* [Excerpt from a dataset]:
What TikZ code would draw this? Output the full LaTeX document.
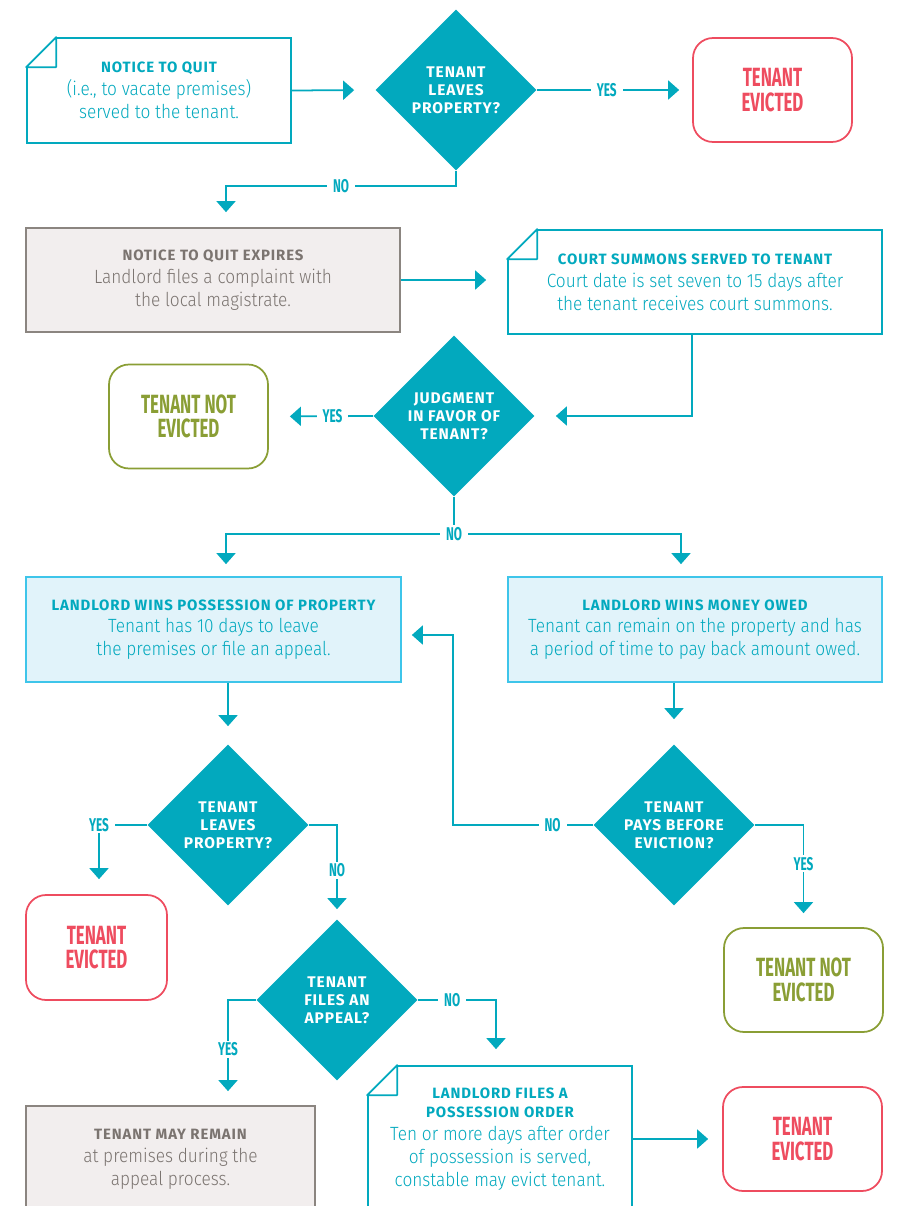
\documentclass[tikz,border=0pt]{standalone}
\usepackage{fontspec}
\setmainfont{Fira Sans}
\newfontfamily\bodyfont{Fira Sans Light}[FakeStretch=0.9]
\newfontfamily\headfont{Fira Sans}[LetterSpace=6]
\newfontfamily\condfont{Fira Sans}[FakeStretch=0.64]
\usepackage{xcolor}
\usetikzlibrary{arrows.meta}
\usetikzlibrary{shapes.geometric}
\usetikzlibrary{calc}

\definecolor{evteal}{HTML}{02A9BE}
\definecolor{evred}{HTML}{EE4C5F}
\definecolor{evgreen}{HTML}{8A9E35}
\definecolor{evgrey}{HTML}{8B8580}
\definecolor{evgreyfill}{HTML}{F2EEEE}
\definecolor{evgreytext}{HTML}{7B7470}
\definecolor{evblue}{HTML}{3EC5EA}
\definecolor{evbluefill}{HTML}{E1F3FA}

\newcommand{\hd}[1]{{\headfont\bfseries\fontsize{8.5}{13}\selectfont #1}}
% folded corner of a note box
\newcommand{\dogear}[1]{%
  \fill[white] ($(#1.north west)+(-2,-2)$) -- ($(#1.north west)+(30,-2)$) -- ($(#1.north west)+(30,0)$) -- ($(#1.north west)+(0,30)$) -- ($(#1.north west)+(-2,30)$) -- cycle;
  \draw[evteal, line width=1pt, line join=round] ($(#1.north west)+(0,30)$) -- ($(#1.north west)+(30,0)$) -- ($(#1.north west)+(30,30)$) -- cycle;}

\begin{document}
\begin{tikzpicture}[x=0.02cm, y=-0.02cm,
    box/.style={line width=1pt, minimum width=7.48cm, minimum height=2.08cm, align=center, inner sep=0pt,
      font=\bodyfont\fontsize{10.9}{13}\selectfont},
    note/.style={box, draw=evteal, fill=white, text=evteal},
    greybox/.style={box, draw=evgrey, fill=evgreyfill, text=evgreytext},
    bluebox/.style={box, draw=evblue, fill=evbluefill, text=evteal},
    endbox/.style={line width=1pt, rounded corners=0.4cm, minimum width=3.18cm, minimum height=2.08cm, align=center,
      font=\condfont\bfseries\fontsize{15}{14}\selectfont},
    evicted/.style={endbox, draw=evred, text=evred},
    spared/.style={endbox, draw=evgreen, text=evgreen},
    dia/.style={diamond, aspect=1, fill=evteal, text=white, minimum size=3.22cm, inner sep=0pt, align=center,
      font=\headfont\bfseries\fontsize{8.8}{10.3}\selectfont},
    lbl/.style={fill=white, text=evteal, inner xsep=0.12cm, inner ysep=1pt,
      font=\condfont\bfseries\fontsize{10.5}{11}\selectfont},
    line/.style={draw=evteal, line width=1pt},
    link/.style={line, -{Triangle[length=0.22cm, width=0.38cm]}}]
    \useasboundingbox (0,0) rectangle (897,1206);
    % first row
    \node[note, minimum width=5.28cm, minimum height=2.1cm] (quit) at (159,90.5)
      {\hd{NOTICE TO QUIT}\\(i.e., to vacate premises)\\served to the tenant.};
    \dogear{quit}
    \node[dia] (leaves) at (456,90) {TENANT\\LEAVES\\PROPERTY?};
    \node[evicted] (evict1) at (772.5,90) {TENANT\\EVICTED};
    % complaint and summons
    \node[greybox] (expires) at (213,280) {\hd{NOTICE TO QUIT EXPIRES}\\Landlord files a complaint with\\the local magistrate.};
    \node[note] (summons) at (695,282) {\hd{COURT SUMMONS SERVED TO TENANT}\\Court date is set seven to 15 days after\\the tenant receives court summons.};
    \dogear{summons}
    % judgment
    \node[dia] (judgment) at (454,416) {JUDGMENT\\IN FAVOR OF\\TENANT?};
    \node[spared] (notevict1) at (188.5,416.5) {TENANT NOT\\EVICTED};
    \node[bluebox, minimum width=7.5cm, minimum height=2.1cm] (possession) at (213.5,629.5)
      {\hd{LANDLORD WINS POSSESSION OF PROPERTY}\\Tenant has 10 days to leave\\the premises or file an appeal.};
    \node[bluebox, minimum height=2.1cm] (money) at (695,629.5)
      {\hd{LANDLORD WINS MONEY OWED}\\Tenant can remain on the property and has\\a period of time to pay back amount owed.};
    % lower questions
    \node[dia] (leaves2) at (228,825) {TENANT\\LEAVES\\PROPERTY?};
    \node[dia] (pays) at (674,825) {TENANT\\PAYS BEFORE\\EVICTION?};
    \node[evicted, minimum width=2.82cm, minimum height=2.1cm] (evict2) at (96.5,947.5) {TENANT\\EVICTED};
    \node[spared] (notevict2) at (803.5,980) {TENANT NOT\\EVICTED};
    \node[dia] (appeal) at (337,1000) {TENANT\\FILES AN\\APPEAL?};
    \node[greybox, minimum width=5.78cm, minimum height=2.12cm] (remain) at (170.5,1159)
      {\hd{TENANT MAY REMAIN}\\at premises during the\\appeal process.};
    \node[note, minimum width=5.28cm, minimum height=2.92cm] (order) at (500,1139)
      {\hd{LANDLORD FILES A}\\[-2pt]\hd{POSSESSION ORDER}\\Ten or more days after order\\of possession is served,\\constable may evict tenant.};
    \dogear{order}
    \node[evicted] (evict3) at (802.5,1139) {TENANT\\EVICTED};

    % connectors
    \draw[link, shorten >=0.42cm] (quit.east) -- (leaves.west);
    \draw[link, shorten >=0.26cm] (leaves.east) -- node[lbl, pos=0.45] {YES} (evict1.west);
    \draw[link, shorten >=0.3cm] (leaves.south) -- ++(0,15) -| node[lbl, pos=0.25] {NO} ($(expires.north)+(13,0)$);
    \draw[link, shorten >=0.42cm] (expires.east) -- (expires.east -| summons.west);
    \draw[link, shorten >=0.42cm] ($(summons.south)+(-3,0)$) |- (judgment.east);
    \draw[link, shorten >=0.42cm] (judgment.west) -- node[lbl, pos=0.39] {YES} (notevict1.east);
    \draw[line] (judgment.south) -- ++(0,37) coordinate (split);
    \draw[link, shorten >=0.24cm] (split) -| ($(possession.north)+(12.5,0)$);
    \draw[link, shorten >=0.24cm] (split) -| ($(money.north)+(-14,0)$);
    \node[lbl] (nojudg) at (split) {NO};
    \draw[link, shorten >=0.36cm] (leaves2.north |- possession.south) -- (leaves2.north);
    \draw[link, shorten >=0.5cm] (pays.north |- money.south) -- (pays.north);
    \draw[link, shorten >=0.3cm] (leaves2.west) -| node[lbl, pos=0.5] {YES} ($(evict2.north)+(2.5,0)$);
    \draw[link, shorten >=0.2cm] (leaves2.east) -| node[lbl, pos=0.74] {NO} (appeal.north);
    \draw[link, shorten >=0.28cm] (pays.east) -| node[lbl, pos=0.69] {YES} (notevict2.north);
    \draw[link, shorten >=0.2cm] (pays.west) -- node[lbl, pos=0.29] {NO} ++(-140,0) |- ($(possession.east)+(0,5.5)$);
    \draw[link, shorten >=0.28cm] (appeal.west) -| node[lbl, pos=0.735] {YES} ($(remain.north)+(57.5,0)$);
    \draw[link, shorten >=0.32cm] (appeal.east) -| node[lbl, pos=0.22] {NO} ($(order.north)+(-4,0)$);
    \draw[link, shorten >=0.28cm] (order.east) -- (evict3.west);
\end{tikzpicture}
\end{document}
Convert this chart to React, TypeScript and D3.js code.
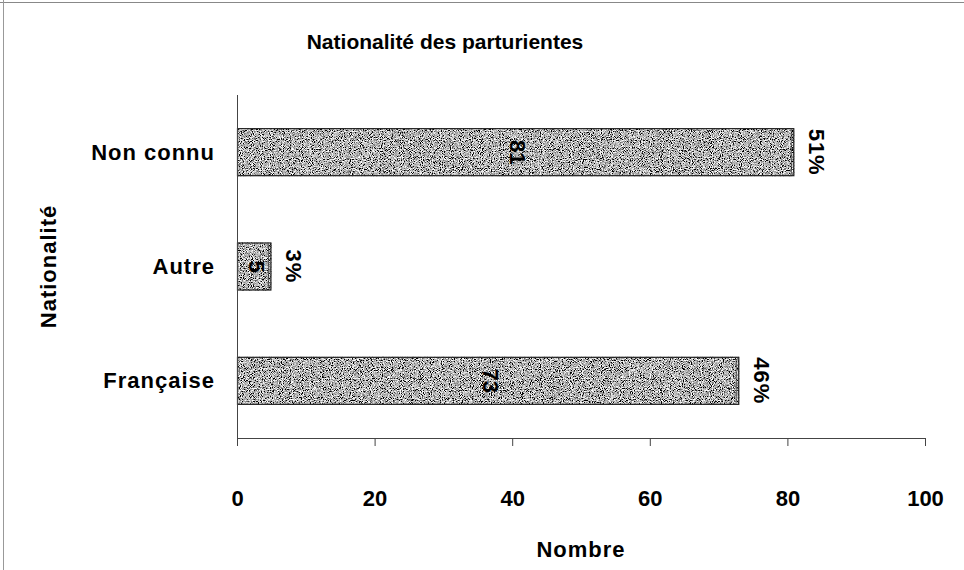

* [Exercise instructions]: Copy the data exactly. Any picture it contains is to be omitted.

* [Task solution]:
What TikZ code would draw this? Output the full LaTeX document.
\documentclass[tikz,border=0pt]{standalone}
\usepackage{fontspec}
\setmainfont{Fira Sans}
\newfontfamily\bodyfont{Fira Sans Light}[FakeStretch=0.9]
\newfontfamily\headfont{Fira Sans}[LetterSpace=6]
\newfontfamily\condfont{Fira Sans}[FakeStretch=0.64]
\usepackage{xcolor}
\usetikzlibrary{arrows.meta}
\usetikzlibrary{shapes.geometric}
\usetikzlibrary{calc}

\definecolor{evteal}{HTML}{02A9BE}
\definecolor{evred}{HTML}{EE4C5F}
\definecolor{evgreen}{HTML}{8A9E35}
\definecolor{evgrey}{HTML}{8B8580}
\definecolor{evgreyfill}{HTML}{F2EEEE}
\definecolor{evgreytext}{HTML}{7B7470}
\definecolor{evblue}{HTML}{3EC5EA}
\definecolor{evbluefill}{HTML}{E1F3FA}

\newcommand{\hd}[1]{{\headfont\bfseries\fontsize{8.5}{13}\selectfont #1}}
% folded corner of a note box
\newcommand{\dogear}[1]{%
  \fill[white] ($(#1.north west)+(-2,-2)$) -- ($(#1.north west)+(30,-2)$) -- ($(#1.north west)+(30,0)$) -- ($(#1.north west)+(0,30)$) -- ($(#1.north west)+(-2,30)$) -- cycle;
  \draw[evteal, line width=1pt, line join=round] ($(#1.north west)+(0,30)$) -- ($(#1.north west)+(30,0)$) -- ($(#1.north west)+(30,30)$) -- cycle;}

\begin{document}
\begin{tikzpicture}[x=0.02cm, y=-0.02cm,
    box/.style={line width=1pt, minimum width=7.48cm, minimum height=2.08cm, align=center, inner sep=0pt,
      font=\bodyfont\fontsize{10.9}{13}\selectfont},
    note/.style={box, draw=evteal, fill=white, text=evteal},
    greybox/.style={box, draw=evgrey, fill=evgreyfill, text=evgreytext},
    bluebox/.style={box, draw=evblue, fill=evbluefill, text=evteal},
    endbox/.style={line width=1pt, rounded corners=0.4cm, minimum width=3.18cm, minimum height=2.08cm, align=center,
      font=\condfont\bfseries\fontsize{15}{14}\selectfont},
    evicted/.style={endbox, draw=evred, text=evred},
    spared/.style={endbox, draw=evgreen, text=evgreen},
    dia/.style={diamond, aspect=1, fill=evteal, text=white, minimum size=3.22cm, inner sep=0pt, align=center,
      font=\headfont\bfseries\fontsize{8.8}{10.3}\selectfont},
    lbl/.style={fill=white, text=evteal, inner xsep=0.12cm, inner ysep=1pt,
      font=\condfont\bfseries\fontsize{10.5}{11}\selectfont},
    line/.style={draw=evteal, line width=1pt},
    link/.style={line, -{Triangle[length=0.22cm, width=0.38cm]}}]
    \useasboundingbox (0,0) rectangle (897,1206);
    % first row
    \node[note, minimum width=5.28cm, minimum height=2.1cm] (quit) at (159,90.5)
      {\hd{NOTICE TO QUIT}\\(i.e., to vacate premises)\\served to the tenant.};
    \dogear{quit}
    \node[dia] (leaves) at (456,90) {TENANT\\LEAVES\\PROPERTY?};
    \node[evicted] (evict1) at (772.5,90) {TENANT\\EVICTED};
    % complaint and summons
    \node[greybox] (expires) at (213,280) {\hd{NOTICE TO QUIT EXPIRES}\\Landlord files a complaint with\\the local magistrate.};
    \node[note] (summons) at (695,282) {\hd{COURT SUMMONS SERVED TO TENANT}\\Court date is set seven to 15 days after\\the tenant receives court summons.};
    \dogear{summons}
    % judgment
    \node[dia] (judgment) at (454,416) {JUDGMENT\\IN FAVOR OF\\TENANT?};
    \node[spared] (notevict1) at (188.5,416.5) {TENANT NOT\\EVICTED};
    \node[bluebox, minimum width=7.5cm, minimum height=2.1cm] (possession) at (213.5,629.5)
      {\hd{LANDLORD WINS POSSESSION OF PROPERTY}\\Tenant has 10 days to leave\\the premises or file an appeal.};
    \node[bluebox, minimum height=2.1cm] (money) at (695,629.5)
      {\hd{LANDLORD WINS MONEY OWED}\\Tenant can remain on the property and has\\a period of time to pay back amount owed.};
    % lower questions
    \node[dia] (leaves2) at (228,825) {TENANT\\LEAVES\\PROPERTY?};
    \node[dia] (pays) at (674,825) {TENANT\\PAYS BEFORE\\EVICTION?};
    \node[evicted, minimum width=2.82cm, minimum height=2.1cm] (evict2) at (96.5,947.5) {TENANT\\EVICTED};
    \node[spared] (notevict2) at (803.5,980) {TENANT NOT\\EVICTED};
    \node[dia] (appeal) at (337,1000) {TENANT\\FILES AN\\APPEAL?};
    \node[greybox, minimum width=5.78cm, minimum height=2.12cm] (remain) at (170.5,1159)
      {\hd{TENANT MAY REMAIN}\\at premises during the\\appeal process.};
    \node[note, minimum width=5.28cm, minimum height=2.92cm] (order) at (500,1139)
      {\hd{LANDLORD FILES A}\\[-2pt]\hd{POSSESSION ORDER}\\Ten or more days after order\\of possession is served,\\constable may evict tenant.};
    \dogear{order}
    \node[evicted] (evict3) at (802.5,1139) {TENANT\\EVICTED};

    % connectors
    \draw[link, shorten >=0.42cm] (quit.east) -- (leaves.west);
    \draw[link, shorten >=0.26cm] (leaves.east) -- node[lbl, pos=0.45] {YES} (evict1.west);
    \draw[link, shorten >=0.3cm] (leaves.south) -- ++(0,15) -| node[lbl, pos=0.25] {NO} ($(expires.north)+(13,0)$);
    \draw[link, shorten >=0.42cm] (expires.east) -- (expires.east -| summons.west);
    \draw[link, shorten >=0.42cm] ($(summons.south)+(-3,0)$) |- (judgment.east);
    \draw[link, shorten >=0.42cm] (judgment.west) -- node[lbl, pos=0.39] {YES} (notevict1.east);
    \draw[line] (judgment.south) -- ++(0,37) coordinate (split);
    \draw[link, shorten >=0.24cm] (split) -| ($(possession.north)+(12.5,0)$);
    \draw[link, shorten >=0.24cm] (split) -| ($(money.north)+(-14,0)$);
    \node[lbl] (nojudg) at (split) {NO};
    \draw[link, shorten >=0.36cm] (leaves2.north |- possession.south) -- (leaves2.north);
    \draw[link, shorten >=0.5cm] (pays.north |- money.south) -- (pays.north);
    \draw[link, shorten >=0.3cm] (leaves2.west) -| node[lbl, pos=0.5] {YES} ($(evict2.north)+(2.5,0)$);
    \draw[link, shorten >=0.2cm] (leaves2.east) -| node[lbl, pos=0.74] {NO} (appeal.north);
    \draw[link, shorten >=0.28cm] (pays.east) -| node[lbl, pos=0.69] {YES} (notevict2.north);
    \draw[link, shorten >=0.2cm] (pays.west) -- node[lbl, pos=0.29] {NO} ++(-140,0) |- ($(possession.east)+(0,5.5)$);
    \draw[link, shorten >=0.28cm] (appeal.west) -| node[lbl, pos=0.735] {YES} ($(remain.north)+(57.5,0)$);
    \draw[link, shorten >=0.32cm] (appeal.east) -| node[lbl, pos=0.22] {NO} ($(order.north)+(-4,0)$);
    \draw[link, shorten >=0.28cm] (order.east) -- (evict3.west);
\end{tikzpicture}
\end{document}
Convert this chart to React, TypeScript and D3.js code.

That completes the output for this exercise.